In March 2012 – something powerfully astounding occurred. Lawrence Anthony suffered a fatal heart attack on March 2nd. The elephant herd he had rescued, loved and nurtured were in the Zululand bush – a hundred miles away from Anthony’s house at Thula Thula. But these wild elephants made a solemn procession for 12 hours – in two separate herds – to come up to Anthony’s home to stand vigil around the house – grieving and paying their respects. The second herd arrived the day after the first herd arrived. They stood silently for two days around his bedroom, saying goodbye to the man who saved them. To this day, it is something that science cannot explain. How did they know that Anthony had died?

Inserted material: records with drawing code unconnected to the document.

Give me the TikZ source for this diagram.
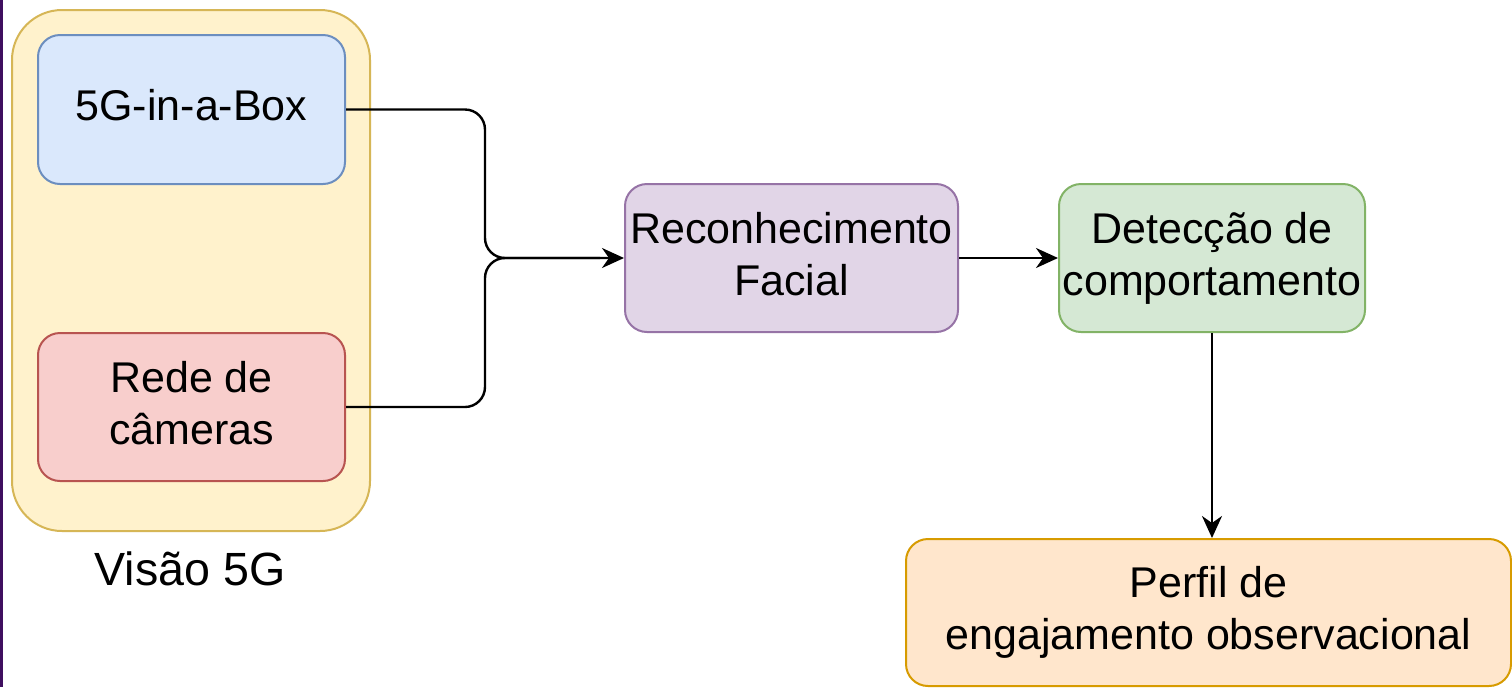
\documentclass[tikz,border=0pt]{standalone}
\usepackage{fontspec}
\setmainfont{Liberation Sans}
\usetikzlibrary{arrows.meta}
\definecolor{yfill}{HTML}{FFF2CC}\definecolor{ydraw}{HTML}{D6B656}
\definecolor{bfill}{HTML}{DAE8FC}\definecolor{bdraw}{HTML}{6C8EBF}
\definecolor{rfill}{HTML}{F8CECC}\definecolor{rdraw}{HTML}{B85450}
\definecolor{pfill}{HTML}{E1D5E7}\definecolor{pdraw}{HTML}{9673A6}
\definecolor{gfill}{HTML}{D5E8D4}\definecolor{gdraw}{HTML}{82B366}
\definecolor{ofill}{HTML}{FFE6CC}\definecolor{odraw}{HTML}{D79B00}
\definecolor{edgebar}{HTML}{3F0F5F}
\tikzset{
  boxstyle/.style={draw, rounded corners=11pt, line width=1pt, inner sep=0pt, align=center,
    text depth=4.5pt, font=\fontsize{21.5}{26}\selectfont},
  conn/.style={line width=1.2pt, rounded corners=10pt, -{Stealth[length=11pt,width=10pt,inset=3.5pt]}},
  plainconn/.style={line width=1.2pt, rounded corners=10pt, shorten >=12pt},
}
\begin{document}
\begin{tikzpicture}[x=0.5pt,y=-0.5pt]
\useasboundingbox (0,0) rectangle (1512,687);
\fill[white] (0,0) rectangle (1512,687);
\fill[edgebar] (0,0) rectangle (3,687);
% container
\node (cont) [draw=ydraw, fill=yfill, line width=1pt, rounded corners=25pt, minimum width=179pt, minimum height=260.5pt, inner sep=0pt] at (191,270.5) {};
\node (contlabel) [font=\fontsize{23.3}{28}\selectfont, anchor=base] at (190,585) {Visão 5G};
% boxes
\node (box5g) [boxstyle, draw=bdraw, fill=bfill, minimum width=153.5pt, minimum height=74.5pt] at (191.5,109.5) {5G-in-a-Box};
\node (cams) [boxstyle, draw=rdraw, fill=rfill, minimum width=153.5pt, minimum height=74pt] at (191.5,407) {Rede de\\câmeras};
\node (recog) [boxstyle, draw=pdraw, fill=pfill, minimum width=166.5pt, minimum height=74pt] at (791.5,258) {Reconhecimento\\Facial};
\node (detect) [boxstyle, draw=gdraw, fill=gfill, minimum width=153pt, minimum height=74pt] at (1212,258) {Detecção de\\comportamento};
\node (perfil) [boxstyle, draw=odraw, fill=ofill, minimum width=302.5pt, minimum height=73.5pt] at (1208.5,612.5) {Perfil de\\engajamento observacional};
% connectors
\coordinate (join) at (485,258);
\draw[plainconn] (cams.east) -| (join) -- (recog.west);
\draw[conn] (box5g.east) -| (join) -- (recog.west);
\draw[conn] (recog.east) -- (detect.west);
\draw[conn] (detect.south) -- (detect.south |- perfil.north);
\end{tikzpicture}
\end{document}
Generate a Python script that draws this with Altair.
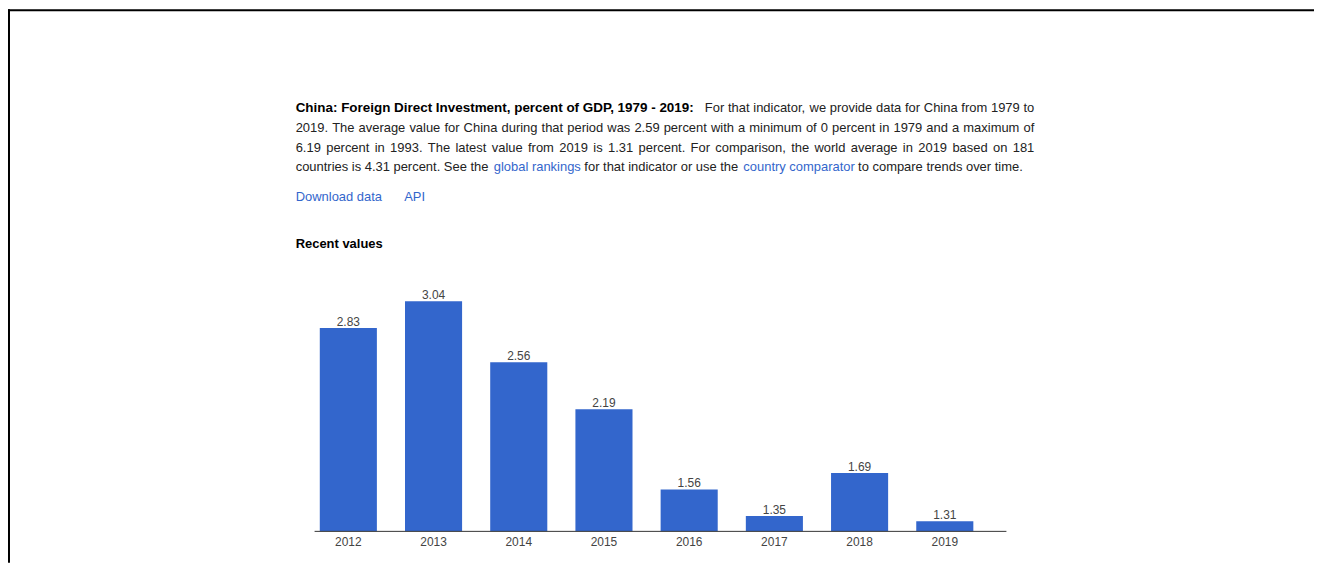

At Lawrence Anthony’s funeral, Rabbi Leila Gal Berner, said these words:

“A good man died suddenly, and from miles and miles away, two herds of elephants, sensing that they had lost a beloved human friend, moved in a solemn funeral procession to make a call on the bereaved family at the deceased man’s home. If there ever were a time, when we can truly sense the wondrous interconnectedness of all beings, it is when we reflect on the elephants of Thula Thula. A man’s heart stops, and hundreds of elephants’ hearts are grieving. This man’s oh-so-abundantly loving heart offered healing to these elephants, and now, they came to pay their respects to their friend.”

Elephants have long been known to mourn their dead in a profoundly deep way. In case any of you might be skeptical as to the relevance of this story, exactly one year after Anthony’s death, to the day, the same grieving herd marched to his house – again – to pay their respects.